RECORDED INFORMATION:
====

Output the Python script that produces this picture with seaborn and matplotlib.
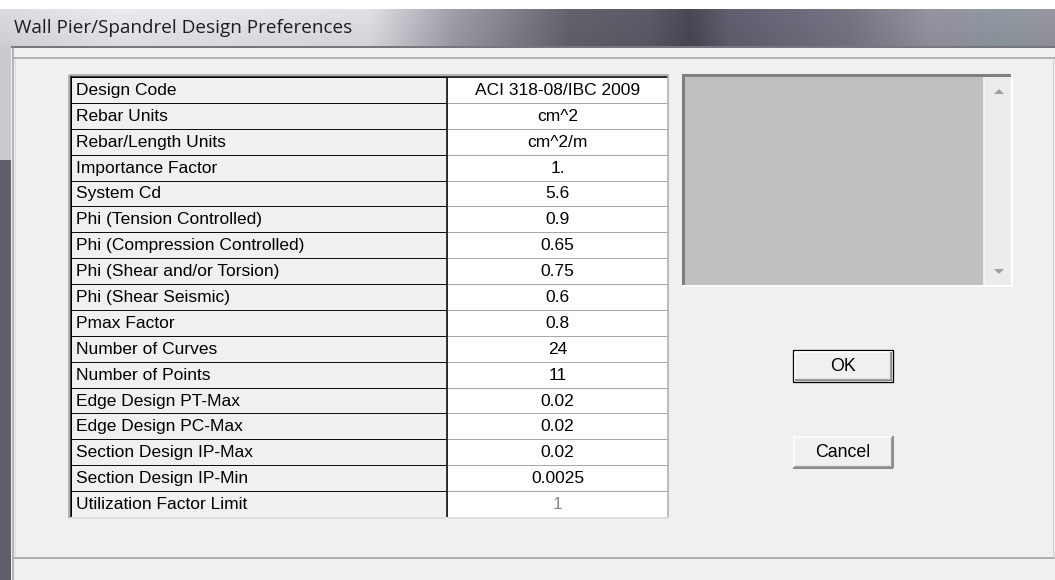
import numpy as np
import matplotlib
matplotlib.use("Agg")
import matplotlib.pyplot as plt
from matplotlib.colors import ListedColormap
from matplotlib.patches import Rectangle, Polygon
from matplotlib import font_manager
import seaborn as sns

# dialog content
TITLE = "Wall Pier/Spandrel Design Preferences"
ITEMS = [
    "Design Code", "Rebar Units", "Rebar/Length Units", "Importance Factor",
    "System Cd", "Phi (Tension Controlled)", "Phi (Compression Controlled)",
    "Phi (Shear and/or Torsion)", "Phi (Shear Seismic)", "Pmax Factor",
    "Number of Curves", "Number of Points", "Edge Design PT-Max",
    "Edge Design PC-Max", "Section Design IP-Max", "Section Design IP-Min",
    "Utilization Factor Limit",
]
VALUES = [
    "ACI 318-08/IBC 2009", "cm^2", "cm^2/m", "1.", "5.6", "0.9", "0.65",
    "0.75", "0.6", "0.8", "24", "11", "0.02", "0.02", "0.02", "0.0025", "1",
]
BUTTONS = ["OK", "Cancel"]

W, H = 1055, 580
BG = "#f0f0f0"

sns.set_theme(style="white")


def pick_font(names):
    for n in names:
        try:
            font_manager.findfont(n, fallback_to_default=False)
            return n
        except Exception:
            pass
    return "DejaVu Sans"


UI_FONT = pick_font(["Liberation Sans Narrow", "Liberation Sans", "Arimo"])
TITLE_FONT = pick_font(["Open Sans", "Noto Sans", "Lato"])
plt.rcParams["font.family"] = [UI_FONT, "DejaVu Sans"]

fig = plt.figure(figsize=(W / 100, H / 100), dpi=100, facecolor="white")


def pixel_axes(z):
    a = fig.add_axes([0, 0, 1, 1], zorder=z)
    a.set_xlim(0, W)
    a.set_ylim(H, 0)
    a.axis("off")
    a.patch.set_alpha(0)
    return a


ax = pixel_axes(0)
PX = 0.72  # one pixel in points


def hline(a, y, x0, x1, color, lw=1):
    a.plot([x0, x1], [y, y], color=color, lw=lw * PX, solid_capstyle="butt")


def vline(a, x, y0, y1, color, lw=1):
    a.plot([x, x], [y0, y1], color=color, lw=lw * PX, solid_capstyle="butt")


# window chrome -------------------------------------------------------
ax.add_patch(Rectangle((0, 9), W, H - 9, color=BG, lw=0))

stops_x = [0, 120, 370, 450, 570, 650, 690, 730, 850, 930, 1000, 1055]
stops_c = np.array([
    (0.84, 0.84, 0.86), (0.90, 0.90, 0.92), (0.86, 0.86, 0.88),
    (0.62, 0.62, 0.66), (0.38, 0.38, 0.42), (0.35, 0.35, 0.40),
    (0.28, 0.28, 0.33), (0.37, 0.37, 0.43), (0.46, 0.45, 0.51),
    (0.58, 0.57, 0.62), (0.55, 0.59, 0.62), (0.58, 0.58, 0.62),
])
xs = np.arange(W)
row = np.stack([np.interp(xs, stops_x, stops_c[:, k]) for k in range(3)], axis=-1)
shade = np.linspace(1.02, 0.96, 37)[:, None, None]
grad = np.clip(row[None, :, :] * shade, 0, 1)
ax.imshow(grad, extent=[0, W, 46, 9], aspect="auto", zorder=1)

ax.text(14, 28, TITLE, fontsize=13.6, family=[TITLE_FONT, "DejaVu Sans"],
        color="#1c1c22", va="center", ha="left", zorder=3)

# left window frame
ax.add_patch(Rectangle((0, 46), 11, 115, color="#c9c9ce", lw=0, zorder=2))
ax.add_patch(Rectangle((0, 160), 11, H - 160, color="#5f5e6a", lw=0, zorder=2))

hline(ax, 46.5, 11, W, "#4e4e58", 1.5)
hline(ax, 58, 13, W, "#a0a0a0", 1.5)
vline(ax, 12.5, 47, H, "#a0a0a0", 1.5)
vline(ax, 15, 59, 557, "#dcdcdc", 1)
hline(ax, 558, 13, W, "#b0b0b0", 2)
vline(ax, 1053, 59, 558, "#d0d0d0", 1)

# table ---------------------------------------------------------------
T_LEFT, T_MID, T_RIGHT = 71, 447, 668
T_TOP, T_BOT = 77, 517
n = len(ITEMS)


def fig_box(x0, y0, x1, y1):
    return [x0 / W, 1 - y1 / H, (x1 - x0) / W, (y1 - y0) / H]


ax_l = fig.add_axes(fig_box(T_LEFT, T_TOP, T_MID, T_BOT), zorder=1)
sns.heatmap(np.zeros((n, 1)), ax=ax_l, cmap=ListedColormap([BG]), cbar=False,
            vmin=0, vmax=1, linewidths=1.0 * PX, linecolor="#101010")
ax_l.set_xticks([])
ax_l.set_yticks([])
for i, lab in enumerate(ITEMS):
    ax_l.text(5 / (T_MID - T_LEFT), i + 0.52, lab, ha="left", va="center",
              fontsize=12.5, color="#000000")

ax_r = fig.add_axes(fig_box(T_MID, T_TOP, T_RIGHT, T_BOT), zorder=1)
sns.heatmap(np.zeros((n, 1)), ax=ax_r, cmap=ListedColormap(["#ffffff"]),
            cbar=False, vmin=0, vmax=1, linewidths=1.0 * PX,
            linecolor="#a8a8a8", annot=np.array(VALUES).reshape(-1, 1),
            fmt="", annot_kws={"fontsize": 12.5, "color": "#000000"})
ax_r.set_xticks([])
ax_r.set_yticks([])
for t in ax_r.texts:
    t.set_y(t.get_position()[1] + 0.02)
ax_r.texts[-1].set_color("#8a8a8a")

# table frame drawn over the cells
top = pixel_axes(2)
hline(top, 517.5, 69, T_RIGHT + 1, "#dedede", 2)
vline(top, 69, 75, 518, "#a0a0a0", 1.5)
vline(top, 71, 76, 517, "#000000", 1.5)
hline(top, 75, 69, T_RIGHT + 1, "#a0a0a0", 1.5)
hline(top, 77, 71, T_RIGHT, "#000000", 1.5)
vline(top, T_MID, 77, 517, "#000000", 1.5)
vline(top, T_RIGHT, 76, 517, "#a8a8a8", 1.5)

# preview box ---------------------------------------------------------
ax.add_patch(Rectangle((682, 74), 331, 213, facecolor="#ffffff", lw=0))
ax.add_patch(Rectangle((682, 74), 329, 211, facecolor="#808080", lw=0))
ax.add_patch(Rectangle((685, 77), 298, 208, facecolor="#c0c0c0", lw=0))
ax.add_patch(Rectangle((983, 77), 28, 208, facecolor="#ececec", lw=0))
vline(ax, 983.5, 77, 285, "#f6f6f6", 1)
ax.add_patch(Polygon([(994, 94), (1004, 94), (999, 89)], closed=True,
                     facecolor="#a0a0a0", lw=0))
ax.add_patch(Polygon([(994, 269), (1004, 269), (999, 274)], closed=True,
                     facecolor="#a0a0a0", lw=0))

# buttons -------------------------------------------------------------
BTN_X0, BTN_X1 = 793, 893
btn_y = [(350, 382), (436, 468)]
for k, (label, (y0, y1)) in enumerate(zip(BUTTONS, btn_y)):
    ax.add_patch(Rectangle((BTN_X0, y0), BTN_X1 - BTN_X0, y1 - y0,
                           facecolor=BG, lw=0))
    if k == 0:
        ax.add_patch(Rectangle((BTN_X0, y0), BTN_X1 - BTN_X0, y1 - y0,
                               facecolor="none", edgecolor="#000000",
                               lw=1.3 * PX))
        o = 1.5
    else:
        o = 0
    hline(ax, y0 + o + 0.5, BTN_X0 + o, BTN_X1 - o, "#ffffff", 1.5)
    vline(ax, BTN_X0 + o + 0.5, y0 + o, y1 - o, "#ffffff", 1.5)
    hline(ax, y1 - o - 0.5, BTN_X0 + o, BTN_X1 - o, "#696969", 1.5)
    vline(ax, BTN_X1 - o - 0.5, y0 + o, y1 - o, "#696969", 1.5)
    hline(ax, y1 - o - 2, BTN_X0 + o + 1, BTN_X1 - o - 1, "#a0a0a0", 1.2)
    vline(ax, BTN_X1 - o - 2, y0 + o + 1, y1 - o - 1, "#a0a0a0", 1.2)
    ax.text((BTN_X0 + BTN_X1) / 2, (y0 + y1) / 2 + 0.5, label, ha="center",
            va="center", fontsize=12.8, color="#000000")

fig.savefig("out.png", dpi=100, facecolor="white")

====

SHORT EXERCISE: Write out an exact copy of the listing, first line through the line containing "import seaborn as sns", with the pictures left out.

THE OUTPUT:
Output the Python script that produces this picture with seaborn and matplotlib.
import numpy as np
import matplotlib
matplotlib.use("Agg")
import matplotlib.pyplot as plt
from matplotlib.colors import ListedColormap
from matplotlib.patches import Rectangle, Polygon
from matplotlib import font_manager
import seaborn as sns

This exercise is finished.